Notes for future work in release 83:

  1. For links between pathways, it would be nice to infer a more specific relation than causally upstream of. In most cases, these are functions that are immediately upstream of and maybe even a directly-provides_input_for as long as that is valid for functions between processes. Something to discuss.
  2. We should implement the has_small_molecule_regulator for the next release glycolysis is a good pathway to look at.
  3. Don't forget that we want to convert chemicals to ChEBI
  4. TNF is an unsatisfying pathway because it is all molecular events. However, we did successfully filter the drugs away.
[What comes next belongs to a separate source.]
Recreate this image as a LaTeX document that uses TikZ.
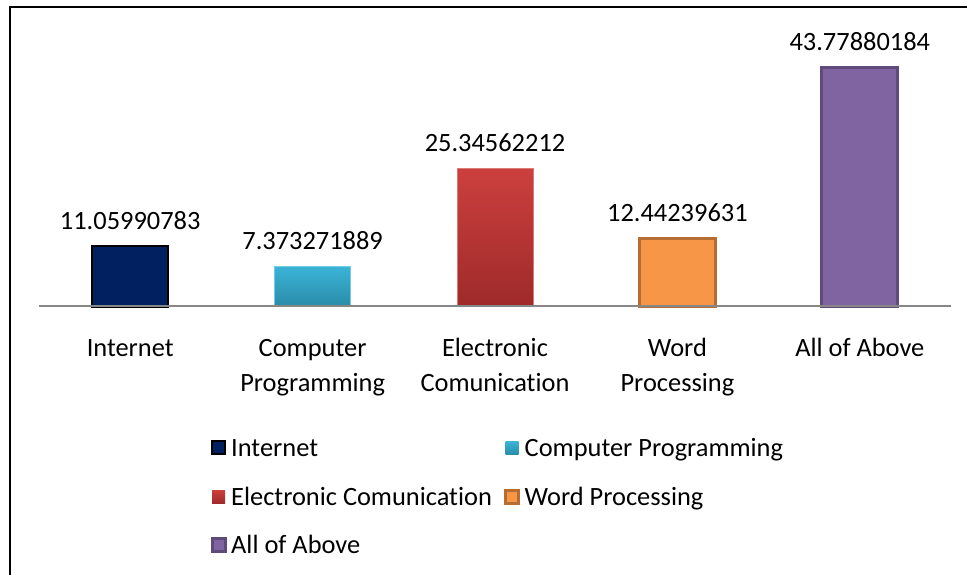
\documentclass[tikz,border=0pt]{standalone}
\usepackage{fontspec}
\setmainfont{Carlito}[Ligatures={NoCommon}]
\usetikzlibrary{positioning}

\definecolor{inetblue}{HTML}{002060}
\definecolor{progtop}{HTML}{3BB4D7}
\definecolor{progbot}{HTML}{2A8CA8}
\definecolor{commtop}{HTML}{CC403E}
\definecolor{commbot}{HTML}{9E2A2A}
\definecolor{wordfill}{HTML}{F79646}
\definecolor{wordline}{HTML}{B66D31}
\definecolor{allfill}{HTML}{8064A2}
\definecolor{allline}{HTML}{5F4B7A}
\definecolor{axisgray}{HTML}{878787}

\tikzset{
  chartfont/.style={font=\fontsize{26.4}{35}\selectfont, inner sep=0pt},
  barinet/.style={fill=inetblue, draw=black, line width=2.5pt},
  barprog/.style={top color=progtop, bottom color=progbot, draw=progtop!70!white, line width=1pt},
  barcomm/.style={top color=commtop, bottom color=commbot, draw=commtop!70!white, line width=1pt},
  barword/.style={fill=wordfill, draw=wordline, line width=3pt},
  barall/.style={fill=allfill, draw=allline, line width=3pt},
  keybox/.style={minimum size=13pt, inner sep=0pt, outer sep=0pt},
  keytext/.style={chartfont, text height=22pt, text depth=5pt},
}

\begin{document}
\begin{tikzpicture}[x=1pt, y=1pt]
\useasboundingbox (0,0) rectangle (967,575);

% frame of the chart area
\draw[line width=2pt] (10,0) -- (10,568) -- (967,568);

% ends of the category axis
\coordinate (axisL) at (39,268.5);
\coordinate (axisR) at (951,268.5);

% bars, value labels and category names
\foreach \k/\v/\sty/\lab in {1/11.05990783/barinet/Internet,
    2/7.373271889/barprog/{Computer\\Programming},
    3/25.34562212/barcomm/{Electronic\\Comunication},
    4/12.44239631/barword/{Word\\Processing},
    5/43.77880184/barall/{All of Above}} {
  \pgfmathsetmacro{\xc}{39+182.4*(\k-0.5)}
  \node[\sty, minimum width=76pt, minimum height={\v*5.46pt}, inner sep=0pt, outer sep=0pt, anchor=south] (bar\k) at (\xc,268.5) {};
  \node[chartfont, anchor=base] (val\k) at ([yshift=17pt]bar\k.north) {\v};
  % fixed first-line height so every name sits on the same baseline
  \node[chartfont, align=center, anchor=north] (cat\k) at (\xc,237.5) {\rule{0pt}{19pt}\lab};
}

\draw[axisgray, line width=2pt] (axisL) -- (axisR);

% legend
\node[barinet, keybox, line width=2pt] (key1) at (218.5,127) {};
\node[keytext, right=6pt of key1] (keytext1) {Internet};
\node[barprog, keybox, draw=none] (key2) at (512,127) {};
\node[keytext, right=6pt of key2] (keytext2) {Computer Programming};
\node[barcomm, keybox, draw=none] (key3) at (218.5,78) {};
\node[keytext, right=6pt of key3] (keytext3) {Electronic Comunication};
\node[barword, keybox, line width=3pt] (key4) at (512,78) {};
\node[keytext, right=6pt of key4] (keytext4) {Word Processing};
\node[barall, keybox, line width=3pt] (key5) at (218.5,30) {};
\node[keytext, right=6pt of key5] (keytext5) {All of Above};

\end{tikzpicture}
\end{document}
Is there any way we can resolve the Greek letters? @deustp01 I notice that sometimes they are spelled out and sometimes they are Greek. Is there a rule for Reactome curation?
ukemi commented 1 year ago

OK @dustine32, I checked the above four models as well as the ones that failed the Shex and didn't spot any glaring issues with the import. I made a couple of notes above just so that I can remember them. There are now only two tasks left in this ticket, both in your court:

  1. Go ahead with the release to production.
  2. Generate the stats for @deustp01. I think he needs them for accounting purposes. Much like pathway boundaries, I have included that in this ticket, but clearly the release can technically go through without it. So if it is a thorny task, we can go ahead and call this release done and move that ticket, but I think it should still be a priority to get those stats. @deustp01 please feel free to comment.
dustine32 commented 1 year ago

@ukemi Great! I just found code specifically for the Venn diagram numbers in garage/Manuscript.java that I can revive.

ukemi commented 1 year ago

@dustine32 I'm wondering where we stand on this release since @deustp01 might want to report on the status at tomorrow's PI meeting.

dustine32 commented 1 year ago

@ukemi @deustp01 I figured out the dang stats!!

First, here's the Venn diagram based on the latest GO-CAM load of Reactome 82 going into Noctua prod today: image Note this Venn diagram is created by a free web tool at https://bioinformatics.psb.ugent.be/webtools/Venn/.

The commands to generate the input for this diagram tool are now incorporated into the Reactome -> GO-CAM conversion pipeline (along with the ShEx checks).

deustp01 commented 1 year ago

Great! I will align with the published diagram.

ukemi commented 1 year ago

Release 82 has been moved to the 'Done" column. Onward to 83.